Drop the pictures, then extract the listing word for word.

.....

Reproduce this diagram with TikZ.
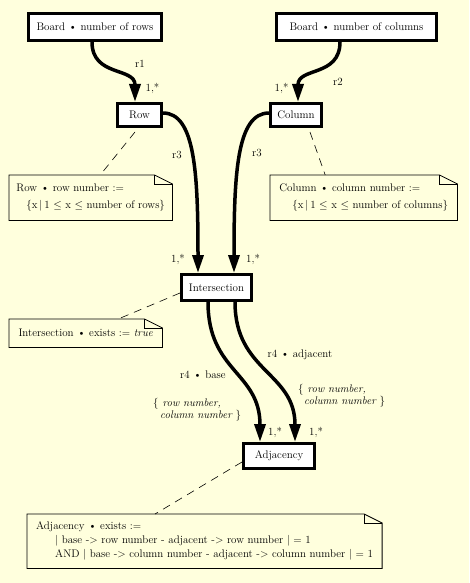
\documentclass[tikz,border=0pt]{standalone}
\usepackage{tikz}
\usetikzlibrary{arrows.meta}

\definecolor{bgyellow}{RGB}{255,255,221}

\begin{document}
\begin{tikzpicture}[
    x=1pt, y=-1pt,
    font=\fontsize{11}{13}\selectfont,
    box/.style={draw, rectangle, line width=3, fill=white, inner sep=0, align=center},
    note/.style={rectangle, anchor=north west, inner xsep=6, inner ysep=0, align=left},
    lbl/.style={inner sep=0},
    setlbl/.style={inner sep=0, align=left, font=\fontsize{11}{12}\selectfont\itshape},
    rel/.style={draw, line width=3.5, -{Triangle[length=18pt,width=11pt]}},
    anno/.style={draw, line width=0.6, dash pattern=on 8pt off 6pt}
]

    % background and page size
    \fill[bgyellow] (0,0) rectangle (469,583);
    \useasboundingbox (0,0) rectangle (469,583);

    % Top: Board attributes
    \node[box, minimum width=133, minimum height=27] (board_rows) at (95, 27) {Board \textbullet{} number of rows};
    \node[box, minimum width=160, minimum height=27] (board_cols) at (356.5, 27) {Board \textbullet{} number of columns};

    \node[box, minimum width=44, minimum height=23] (row) at (139.5, 115) {Row};
    \node[box, minimum width=51, minimum height=23] (col) at (296, 115) {Column};

    \node[box, minimum width=70, minimum height=26] (inter) at (216.5, 287.5) {Intersection};
    \node[box, minimum width=71, minimum height=25] (adj) at (279, 456) {Adjacency};

    % notes
    \node[note, minimum width=163, minimum height=45] (row_note) at (9, 175)
        {Row \textbullet{} row number :=\\[4pt] \hspace{10pt}$\{$x$\,|\,$1 $\le$ x $\le$ number of rows$\}$};
    \node[note, minimum width=187, minimum height=45] (col_note) at (270, 175)
        {Column \textbullet{} column number :=\\[4pt] \hspace{13pt}$\{$x$\,|\,$1 $\le$ x $\le$ number of columns$\}$};
    \node[note, minimum width=153, minimum height=28, inner xsep=9] (inter_note) at (9, 319)
        {Intersection \textbullet{} exists := \textit{true}};
    \node[note, minimum width=351, minimum height=54, inner xsep=9] (adj_note) at (27, 514)
        {Adjacency \textbullet{} exists :=\\[1pt]
         \hspace{19pt}$|$ base -> row number - adjacent -> row number $|$ = 1\\[1pt]
         \hspace{19pt}AND $|$ base -> column number - adjacent -> column number $|$ = 1};

    \foreach \n in {row_note, col_note, inter_note, adj_note} {
        \draw[line width=0.8] (\n.south west) -- (\n.north west) -- ([xshift=-18]\n.north east)
            -- ([yshift=-9]\n.north east) -- (\n.south east) -- cycle;
        \draw[line width=0.8] ([xshift=-18]\n.north east) |- ([yshift=-9]\n.north east);
    }

    % relations
    \draw[rel] ([xshift=-3]board_rows.south) .. controls +(0,35) and +(0,-35) .. ([xshift=-4.5]row.north);
    \draw[rel] ([xshift=-16.5]board_cols.south) .. controls +(0,35) and +(0,-35) .. ([xshift=2]col.north);
    \draw[rel] ([yshift=2]row.east) .. controls +(32,0) and +(0,-100) .. ([xshift=-18.5]inter.north);
    \draw[rel] ([yshift=2]col.west) .. controls +(-32,0) and +(0,-100) .. ([xshift=17.5]inter.north);
    \draw[rel] ([xshift=-8.5]inter.south) .. controls +(0,70) and +(0,-70) .. ([xshift=-19]adj.north);
    \draw[rel] ([xshift=18.5]inter.south) .. controls +(0,70) and +(0,-70) .. ([xshift=16]adj.north);

    % note links
    \draw[anno] ([xshift=-4.5,yshift=-4]row.south) -- ([xshift=9.5]row_note.north);
    \draw[anno] ([xshift=14,yshift=-4]col.south) -- ([xshift=-38.5]col_note.north);
    \draw[anno] ([yshift=-5.5]inter.west) -- ([xshift=32.5]inter_note.north);
    \draw[anno] ([yshift=-6]adj.west) -- ([xshift=-49.5]adj_note.north);

    % labels
    \node[lbl] (r1_lbl) at (140, 64) {r1};
    \node[lbl] (r1_mult) at (152.5, 88) {1,*};
    \node[lbl] (r2_lbl) at (338, 82) {r2};
    \node[lbl] (r2_mult) at (281.5, 88) {1,*};
    \node[lbl] (r3_row_lbl) at (177, 155) {r3};
    \node[lbl] (r3_col_lbl) at (257, 153) {r3};
    \node[lbl] (r3_row_mult) at (178, 259) {1,*};
    \node[lbl] (r3_col_mult) at (253, 259) {1,*};
    \node[lbl] (r4_base_lbl) at (203, 375) {r4 \textbullet{} base};
    \node[lbl] (r4_adj_lbl) at (300, 355) {r4 \textbullet{} adjacent};
    \node[setlbl, anchor=north west] (r4_base_set) at (153, 398) {$\{$ row number,\\ \hspace{7pt}column number $\}$};
    \node[setlbl, anchor=north west] (r4_adj_set) at (298, 384) {$\{$ row number,\\ \hspace{6pt}column number $\}$};
    \node[lbl] (r4_base_mult) at (275, 432) {1,*};
    \node[lbl] (r4_adj_mult) at (316, 432) {1,*};

\end{tikzpicture}
\end{document}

.....

## Task solution
Reproduce this diagram with TikZ.
\documentclass[tikz,border=0pt]{standalone}
\usepackage{tikz}
\usetikzlibrary{arrows.meta}

\definecolor{bgyellow}{RGB}{255,255,221}

\begin{document}
\begin{tikzpicture}[
    x=1pt, y=-1pt,
    font=\fontsize{11}{13}\selectfont,
    box/.style={draw, rectangle, line width=3, fill=white, inner sep=0, align=center},
    note/.style={rectangle, anchor=north west, inner xsep=6, inner ysep=0, align=left},
    lbl/.style={inner sep=0},
    setlbl/.style={inner sep=0, align=left, font=\fontsize{11}{12}\selectfont\itshape},
    rel/.style={draw, line width=3.5, -{Triangle[length=18pt,width=11pt]}},
    anno/.style={draw, line width=0.6, dash pattern=on 8pt off 6pt}
]

    % background and page size
    \fill[bgyellow] (0,0) rectangle (469,583);
    \useasboundingbox (0,0) rectangle (469,583);

    % Top: Board attributes
    \node[box, minimum width=133, minimum height=27] (board_rows) at (95, 27) {Board \textbullet{} number of rows};
    \node[box, minimum width=160, minimum height=27] (board_cols) at (356.5, 27) {Board \textbullet{} number of columns};

    \node[box, minimum width=44, minimum height=23] (row) at (139.5, 115) {Row};
    \node[box, minimum width=51, minimum height=23] (col) at (296, 115) {Column};

    \node[box, minimum width=70, minimum height=26] (inter) at (216.5, 287.5) {Intersection};
    \node[box, minimum width=71, minimum height=25] (adj) at (279, 456) {Adjacency};

    % notes
    \node[note, minimum width=163, minimum height=45] (row_note) at (9, 175)
        {Row \textbullet{} row number :=\\[4pt] \hspace{10pt}$\{$x$\,|\,$1 $\le$ x $\le$ number of rows$\}$};
    \node[note, minimum width=187, minimum height=45] (col_note) at (270, 175)
        {Column \textbullet{} column number :=\\[4pt] \hspace{13pt}$\{$x$\,|\,$1 $\le$ x $\le$ number of columns$\}$};
    \node[note, minimum width=153, minimum height=28, inner xsep=9] (inter_note) at (9, 319)
        {Intersection \textbullet{} exists := \textit{true}};
    \node[note, minimum width=351, minimum height=54, inner xsep=9] (adj_note) at (27, 514)
        {Adjacency \textbullet{} exists :=\\[1pt]
         \hspace{19pt}$|$ base -> row number - adjacent -> row number $|$ = 1\\[1pt]
         \hspace{19pt}AND $|$ base -> column number - adjacent -> column number $|$ = 1};

    \foreach \n in {row_note, col_note, inter_note, adj_note} {
        \draw[line width=0.8] (\n.south west) -- (\n.north west) -- ([xshift=-18]\n.north east)
            -- ([yshift=-9]\n.north east) -- (\n.south east) -- cycle;
        \draw[line width=0.8] ([xshift=-18]\n.north east) |- ([yshift=-9]\n.north east);
    }

    % relations
    \draw[rel] ([xshift=-3]board_rows.south) .. controls +(0,35) and +(0,-35) .. ([xshift=-4.5]row.north);
    \draw[rel] ([xshift=-16.5]board_cols.south) .. controls +(0,35) and +(0,-35) .. ([xshift=2]col.north);
    \draw[rel] ([yshift=2]row.east) .. controls +(32,0) and +(0,-100) .. ([xshift=-18.5]inter.north);
    \draw[rel] ([yshift=2]col.west) .. controls +(-32,0) and +(0,-100) .. ([xshift=17.5]inter.north);
    \draw[rel] ([xshift=-8.5]inter.south) .. controls +(0,70) and +(0,-70) .. ([xshift=-19]adj.north);
    \draw[rel] ([xshift=18.5]inter.south) .. controls +(0,70) and +(0,-70) .. ([xshift=16]adj.north);

    % note links
    \draw[anno] ([xshift=-4.5,yshift=-4]row.south) -- ([xshift=9.5]row_note.north);
    \draw[anno] ([xshift=14,yshift=-4]col.south) -- ([xshift=-38.5]col_note.north);
    \draw[anno] ([yshift=-5.5]inter.west) -- ([xshift=32.5]inter_note.north);
    \draw[anno] ([yshift=-6]adj.west) -- ([xshift=-49.5]adj_note.north);

    % labels
    \node[lbl] (r1_lbl) at (140, 64) {r1};
    \node[lbl] (r1_mult) at (152.5, 88) {1,*};
    \node[lbl] (r2_lbl) at (338, 82) {r2};
    \node[lbl] (r2_mult) at (281.5, 88) {1,*};
    \node[lbl] (r3_row_lbl) at (177, 155) {r3};
    \node[lbl] (r3_col_lbl) at (257, 153) {r3};
    \node[lbl] (r3_row_mult) at (178, 259) {1,*};
    \node[lbl] (r3_col_mult) at (253, 259) {1,*};
    \node[lbl] (r4_base_lbl) at (203, 375) {r4 \textbullet{} base};
    \node[lbl] (r4_adj_lbl) at (300, 355) {r4 \textbullet{} adjacent};
    \node[setlbl, anchor=north west] (r4_base_set) at (153, 398) {$\{$ row number,\\ \hspace{7pt}column number $\}$};
    \node[setlbl, anchor=north west] (r4_adj_set) at (298, 384) {$\{$ row number,\\ \hspace{6pt}column number $\}$};
    \node[lbl] (r4_base_mult) at (275, 432) {1,*};
    \node[lbl] (r4_adj_mult) at (316, 432) {1,*};

\end{tikzpicture}
\end{document}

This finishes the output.